In this immensely enjoyable and wise novel, it takes a sweet and personable squirrel monkey, Beep, to help us see the world we live in more clearly. While intending only to go deeper and higher into the Costa Rican rain forest to find a mate, he instead meets Inga, a kindly American tween on vacation with her family. Inadvertently, Beep travels to Manhattan with Inga. With her devoted help—and a bit of inspiration from a visiting Greta Thunberg, along with a dramatic zoo liberation—Beep manages to change the destiny of the world. He even finds his monkey love. Along the way, a vast cast of engaging and perceptive animals have a great deal to say about humanity and the divisions among us, our alien cities, our strange practices, our folly, as well as our beauty, and our promise, unfulfilled.

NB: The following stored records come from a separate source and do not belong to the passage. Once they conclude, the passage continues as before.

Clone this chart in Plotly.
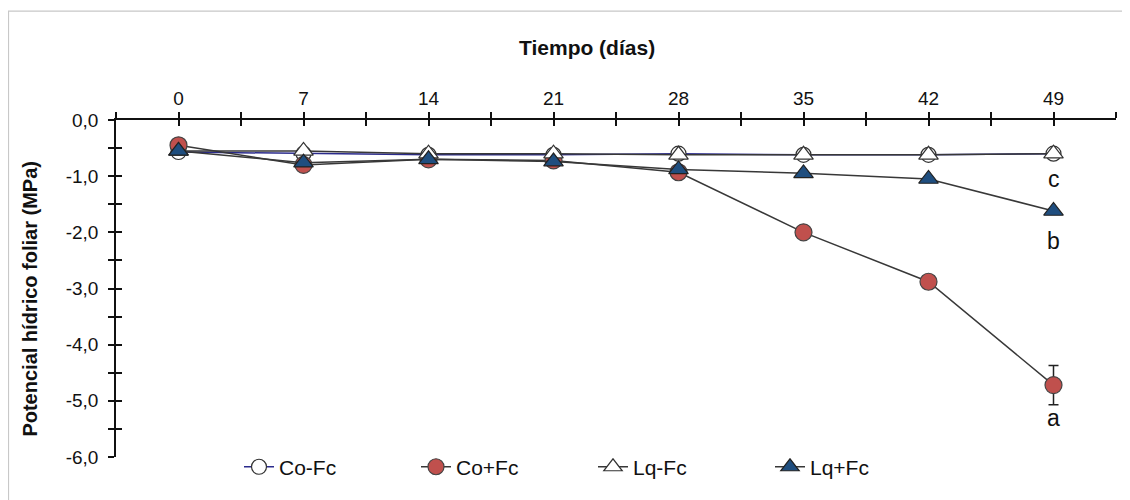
import plotly.graph_objects as go

days = [0, 7, 14, 21, 28, 35, 42, 49]
co_fc = [-0.57, -0.6, -0.62, -0.62, -0.6, -0.62, -0.62, -0.6]
co_pfc = [-0.45, -0.8, -0.7, -0.72, -0.93, -2.0, -2.88, -4.72]
co_pfc_err = [None, None, None, None, None, None, None, 0.35]
lq_fc = [-0.55, -0.55, -0.6, -0.6, -0.62, -0.62, -0.62, -0.6]
lq_pfc = [-0.55, -0.76, -0.7, -0.74, -0.88, -0.95, -1.05, -1.62]
letters = ["c", "b", "a"]
letter_y = [-1.05, -2.15, -5.3]

x_tickvals = [i * 3.5 for i in range(-1, 16)]
x_ticktext = [str(int(v)) if v >= 0 and v % 7 == 0 else "" for v in x_tickvals]
y_tickvals = [i * 0.5 for i in range(0, -13, -1)]
y_ticktext = [(f"{v:.1f}".replace(".", ",") if v % 1 == 0 else "") for v in y_tickvals]

FONT = "Liberation Sans, Arial, sans-serif"
LINE = "#383838"

fig = go.Figure()
fig.add_trace(go.Scatter(x=days, y=co_fc, name="Co-Fc", mode="lines+markers",
                         line=dict(color="#2b2b8c", width=1.5),
                         marker=dict(symbol="circle", size=15, color="white",
                                     line=dict(color="#333333", width=1.2))))
fig.add_trace(go.Scatter(x=days, y=co_pfc, name="Co+Fc", mode="lines+markers",
                         line=dict(color=LINE, width=1.5),
                         error_y=dict(type="data", array=co_pfc_err, visible=True,
                                      color="#222222", thickness=1.5, width=5),
                         marker=dict(symbol="circle", size=17, color="#c0504d",
                                     line=dict(color="#444444", width=1.2))))
fig.add_trace(go.Scatter(x=days, y=lq_fc, name="Lq-Fc", mode="lines+markers",
                         line=dict(color=LINE, width=1.5),
                         marker=dict(symbol="triangle-up", size=17, color="white",
                                     line=dict(color="#333333", width=1.2))))
fig.add_trace(go.Scatter(x=days, y=lq_pfc, name="Lq+Fc", mode="lines+markers",
                         line=dict(color=LINE, width=1.5),
                         marker=dict(symbol="triangle-up", size=17, color="#1f4e7f",
                                     line=dict(color="#222222", width=1.2))))
# invisible trace for secondary axes (inner tick halves)
fig.add_trace(go.Scatter(x=[days[0]], y=[co_fc[0]], xaxis="x2", yaxis="y2",
                         mode="markers", marker=dict(opacity=0), showlegend=False,
                         hoverinfo="skip"))

for t, yv in zip(letters, letter_y):
    fig.add_annotation(x=days[-1], y=yv, text=t, showarrow=False,
                       font=dict(family=FONT, size=23, color="#111111"))

fig.add_annotation(xref="paper", yref="paper", x=0.471, y=1.2166, xanchor="center",
                   yanchor="middle", text="<b>Tiempo (días)</b>",
                   showarrow=False, font=dict(family=FONT, size=21, color="#111111"))
fig.add_annotation(xref="paper", yref="paper", x=-0.086, y=0.47, xanchor="center",
                   yanchor="middle", text="<b>Potencial hídrico foliar (MPa)</b>",
                   textangle=-90, showarrow=False,
                   font=dict(family=FONT, size=20, color="#111111"))

fig.add_shape(type="rect", xref="paper", yref="paper", x0=-0.1075, x1=1.2, y0=-0.5, y1=1.323,
              line=dict(color="#c8c8c8", width=1.2), fillcolor="rgba(0,0,0,0)", layer="below")

axis_common = dict(showgrid=False, zeroline=False, showline=True, linecolor="#111111",
                   linewidth=1.5, tickcolor="#111111", tickwidth=1.5, ticklen=6)
fig.update_layout(
    width=1130, height=500,
    margin=dict(l=108, r=22, t=112, b=51),
    paper_bgcolor="white", plot_bgcolor="white",
    font=dict(family=FONT, size=19, color="#111111"),
    xaxis=dict(range=[-3.5, 52.5], side="top", tickmode="array", tickvals=x_tickvals,
               ticktext=x_ticktext, ticks="outside", **axis_common),
    yaxis=dict(range=[-6, 0], tickmode="array", tickvals=y_tickvals, ticktext=y_ticktext,
               ticks="outside", ticklabelstandoff=6, **axis_common),
    xaxis2=dict(range=[-3.5, 52.5], overlaying="x", side="top", anchor="y2",
                tickmode="array", tickvals=x_tickvals, ticks="inside", showticklabels=False,
                **axis_common),
    yaxis2=dict(range=[-6, 0], overlaying="y", anchor="x2", tickmode="array",
                tickvals=y_tickvals, ticks="inside", showticklabels=False, **axis_common),
    showlegend=True,
    legend=dict(orientation="h", x=0.123, xanchor="left", y=-0.03, yanchor="middle",
                entrywidth=132, font=dict(family=FONT, size=21, color="#111111"),
                bgcolor="rgba(0,0,0,0)", itemwidth=30),
)
fig.write_html("out.html")
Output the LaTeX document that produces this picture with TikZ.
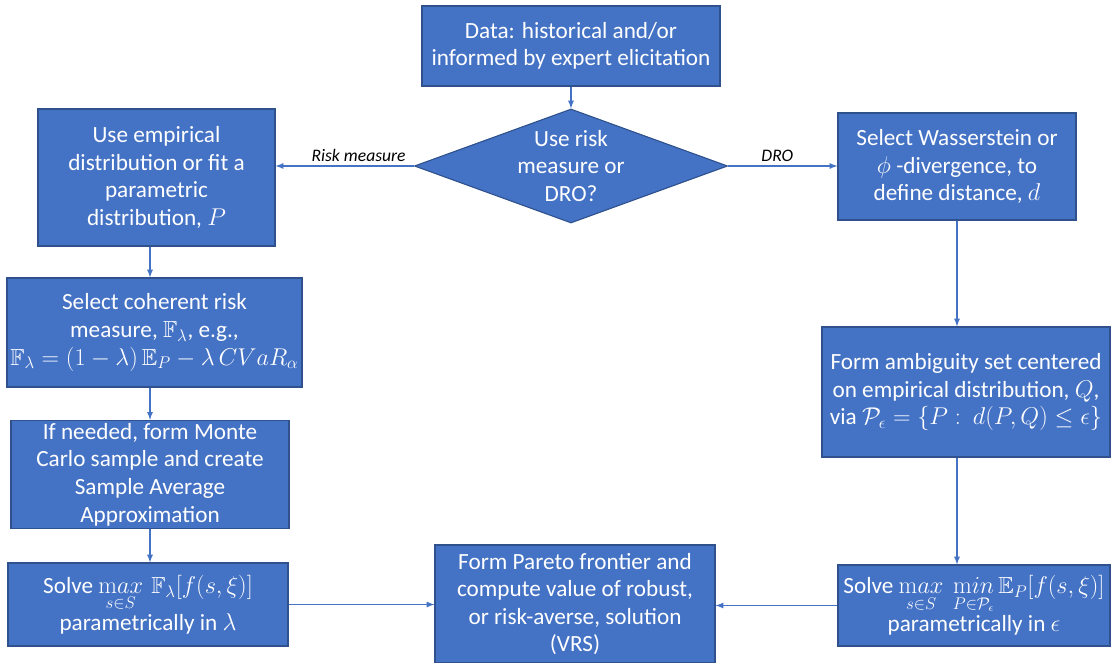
\documentclass[tikz,border=0pt]{standalone}
\usepackage{amsmath}
\usepackage{amssymb}
\usepackage[no-math]{fontspec}
\setmainfont{Carlito}
\usetikzlibrary{shapes,arrows}

\definecolor{boxblue}{RGB}{68,114,196}
\definecolor{edgeblue}{RGB}{47,82,143}

\begin{document}
\begin{tikzpicture}[x=0.025cm, y=-0.025cm,
    blockbox/.style={rectangle, draw=edgeblue, line width=0.8pt, fill=boxblue, text=white, align=center, inner sep=2pt, font=\fontsize{16.5}{19.6}\selectfont},
    choicebox/.style={diamond, aspect=2.85, draw=edgeblue, line width=0.8pt, fill=boxblue, text=white, align=center, inner sep=-0.1cm, font=\fontsize{16.5}{19.6}\selectfont},
    flowline/.style={draw=boxblue, line width=0.9pt, -latex},
    flowlabel/.style={font=\fontsize{12.5}{14}\selectfont\itshape, text=black, inner sep=3pt}]
    %  \draw[help lines] (0, 0) grid[step=100] (1112, 663);
      \useasboundingbox (0, 0) rectangle (1112, 663);

      \node [blockbox, minimum height= 2cm, minimum width = 7.45cm] (data) at (571, 46) {Data: historical and/or\\informed by expert elicitation};
      \node [choicebox, minimum height= 2.85cm, minimum width = 7.825cm] (dec) at (571, 166) {Use risk\\measure or\\DRO?};

      \node [blockbox, minimum height= 3.425cm, minimum width = 5.925cm] (lb1) at (156.5, 177.5) {Use empirical\\distribution or fit a\\parametric\\distribution, $P$};
      \node [blockbox, minimum height= 2.725cm, minimum width = 7.375cm] (lb2) at (154.5, 332.5) {Select coherent risk\\measure, $\mathbb{F}_\lambda$, e.g.,\\$\mathbb{F}_\lambda = (1-\lambda)\,\mathbb{E}_P - \lambda\, CVaR_\alpha$};
      \node [blockbox, minimum height= 2.675cm, minimum width = 6.95cm] (lb3) at (150, 474.5) {If needed, form Monte\\Carlo sample and create\\Sample Average\\Approximation};
      \node [blockbox, minimum height= 2.075cm, minimum width = 7cm] (lb4) at (148, 604.5) {Solve $\mathop{\mathrm{m}ax}\limits_{s\in S}\, \mathbb{F}_\lambda[f(s,\xi)]$\\parametrically in $\lambda$};

      \node [blockbox, minimum height= 2.95cm, minimum width = 7cm] (cb) at (575, 604) {Form Pareto frontier and\\compute value of robust,\\or risk-averse, solution\\(VRS)};

      \node [blockbox, minimum height= 2.675cm, minimum width = 5.95cm] (rb1) at (957, 166.5) {Select Wasserstein or\\$\phi$ -divergence, to\\define distance, $d$};
      \node [blockbox, minimum height= 3.25cm, minimum width = 7.2cm] (rb2) at (966, 392) {Form ambiguity set centered\\on empirical distribution, $Q$,\\via $\mathcal{P}_\epsilon = \{P:\ d(P,Q) \le \epsilon\}$};
      \node [blockbox, minimum height= 2.025cm, minimum width = 6.8cm] (rb3) at (974, 605.5) {Solve $\mathop{\mathrm{m}ax}\limits_{s\in S}\ \mathop{\mathrm{m}in}\limits_{P\in\mathcal{P}_\epsilon}\mathbb{E}_P[f(s,\xi)]$\\parametrically in $\epsilon$};



      \draw[flowline] (data.south) -- (dec.north);
      \draw[flowline] (dec.west) -- (dec.west -| lb1.east) node[flowlabel, above, pos=0.4] (lblrisk) {Risk measure};
      \draw[flowline] (dec.east) -- (dec.east -| rb1.west) node[flowlabel, above, pos=0.45] (lbldro) {DRO};

      \draw[flowline] (lb1.south -| lb3) -- (lb2.north -| lb3);
      \draw[flowline] (lb2.south -| lb3) -- (lb3.north);
      \draw[flowline] (lb3.south) -- (lb3.south |- lb4.north);
      \draw[flowline] (lb4.east) -- (lb4.east -| cb.west);

      \draw[flowline] (rb1.south) -- (rb1.south |- rb2.north);
      \draw[flowline] (rb2.south -| rb1) -- (rb1 |- rb3.north);
      \draw[flowline] (rb3.west) -- (rb3.west -| cb.east);
    \end{tikzpicture}
\end{document}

For fans of Shelby Van Pelt’s Remarkably Bright Creatures and Dave Eggers’s The Eyes and the Impossible, Beep is full of humor, inspiration, and remarkable new ways of understanding how we live. Urgent but never earnest in the face of the increasing threats to our planet, Beep the monkey inspires us all to stop being the problem and start being the solution, loving and laughing all the way.
PUBLISHERS WEEKLY
In the uplifting latest from Roorbach (Lucky Turtle), a girl and a monkey forge a life-altering friendship. The narrator, Beep, a restless squirrel monkey in a Costa Rican rainforest, leaves his family and sets out to find a mate, climbing his way toward a smoking volcano. There, he meets a girl named Inga, who's visiting with her family from New York City. She feeds him pineapple before stowing him in her bag. The two communicate via grunts and agree that Inga will smuggle Beep home to Manhattan. Beep gets his footing there after chatting with squirrels in Central Park, dodging dogs, and, together with Inga, emancipating the animals on display at the Bronx Zoo. Amid the commotion, they take shelter behind the robes of two Buddhist monks, who impart advice to them about the value of loving and respecting all animals. As Beep's relationship with Inga deepens, he learns more about himself and the world around him and resumes his quest to meet a mate. Roorbach maintains a steady supply of entertaining wordplay, as Beep phonetically reproduces what he overhears ("ladies and gentleman" comes through as "labies and genitalmen"), and the portrayal of Beep and Inga's friendship convinces. Animal lovers will savor this.